Loin de condamner moralement l’univers qu’ils décrivent, les frères Coen en épuisent le potentiel comique: vaudeville, cartoon, truculence des situations, gags à répétition, musique ironiquement utilisée (Simon and Garfunkel comme hymne matrimonial!) et personnages secondaires extravagants comme ce baron homosexuel helvétique – il vient du canton de Uri – amoureux de son caniche; ce producteur de télévision cocu (Geoffrey Rush) qui se fait planter dans l’arrière train son trophée le plus précieux; ces quadragénaires liposucées oisives mais surbookées; ce détective gras du bide, obsédé par l’idée de niquer les amants illégitimes ou ce magnat du pétrole qui, en guise de preuve d’amour, avale en public le contrat de mariage qui le protège des appétits d’argent de sa femme.

Dans «Intolérable Cruauté», le grivois côtoie en permanence la subtilité.

Donc, la famille des arrivistes californiens est divisée en deux espèces distinctes: les vieux milliardaires puérils et leurs jeunes épouses vénales qui attendent patiemment la première infidélité de leurs croulants pour empocher de somptueuses indemnités. A Beverly Hills, le divorce est un commerce juteux. Le premier pris en flagrant délit d’adultère laisse sa fortune à l’autre.
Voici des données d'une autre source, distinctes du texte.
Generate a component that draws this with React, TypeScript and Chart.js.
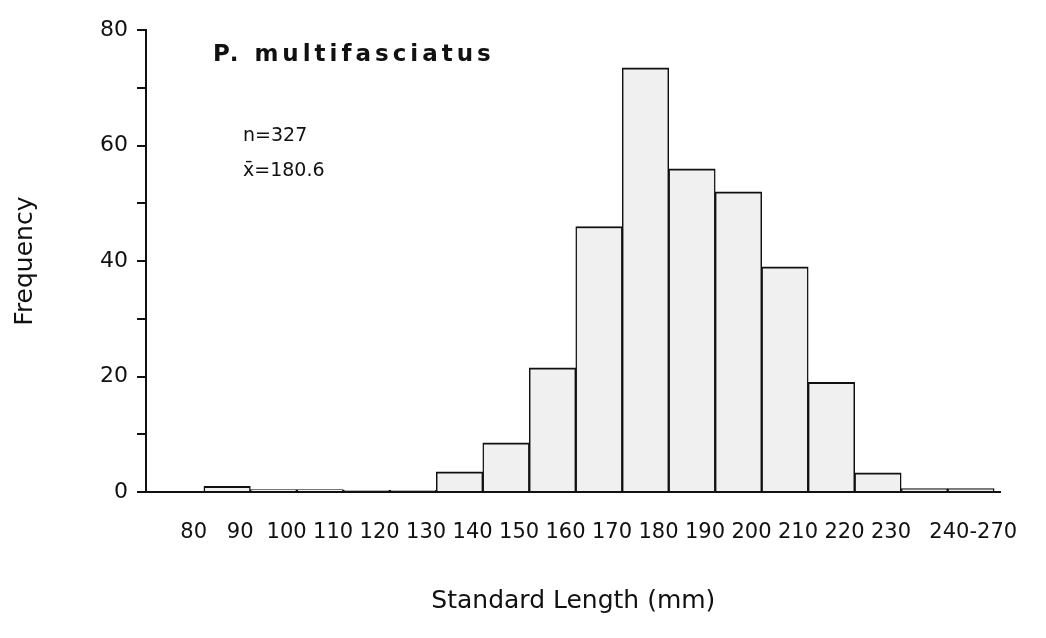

A ce Monopoly matrimonial, l’avocat Miles Massey (George Clooney) est imbattable: quiconque fait appel à ses services gagne la partie. Aucune affaire, aussi mal barrée soit-elle, ne résiste à ce bellâtre obsédé par la blancheur de ses dents, qu’il a longues, évidemment. Tout lui sourit jusqu’au jour où il rencontre Marylin (Catherine Zeta-Jones) qui, elle, a la dent dure.

Epouse de Rex Rexroth, un milliardaire dont le fantasme sexuel est de jouer au petit train, Marylin aurait dû, en toute logique, jouir d’une rente à vie si Massey n’avait pas été l’avocat de son mari infidèle. Vaincue, ruinée, la jeune arriviste n’aura de cesse de se venger de l’avocat le plus fameux de Los Angeles. Son machiavélisme fera notre enchantement, mais aussi celui de Massey qui veut séduire cette «femme fascinante». Dans «Intolérable cruauté» toutes les perfidies et trahisons sont autorisées. Mais avec le sourire. D’où l’importance des dents blanches, investissement aussi important qu’une villa avec piscine.

Les frères Coen orchestrent leur jeu du chat et de la souris avec jubilation. Les dialogues qui ne nous laissent aucun répit sont d’une rosserie réjouissante. Le scénario réserve plusieurs rebondissements imprévisibles – l’histoire a toujours de l’avance sur notre compréhension des faits – et la morale respecte le titre du film, elle est intolérable et cruelle. Pourquoi? Parce que dans cette guerre des roses, personne n’aime personne. Tout ici est affaire de possession et d’argent. La moindre des envolées romantiques est immédiatement sanctionnée par le scénario, à l’image du discours de Massey vantant devant un parterre de confrères interloqués les vertus de l’amour. Sitôt terminé son laïus et prises ses bonnes résolutions de défendre la veuve et l’orphelin, l’avocat découvre que Marylin le quitte après l’avoir floué!

A l’image de son générique, une kyrielle de chérubins plantant leurs flèches dans le cœur d’amants timorés, «Intolérable Cruauté» s’amuse à renverser les valeurs qui fondent traditionnellement la comédie romantique. D’ailleurs, les cupidons du générique ressemblent à s’y méprendre à des petits diables. Si l’enfer est pavé de bonnes intentions, pourquoi le paradis ne serait-il pas tapissé de vilaines arrières pensées?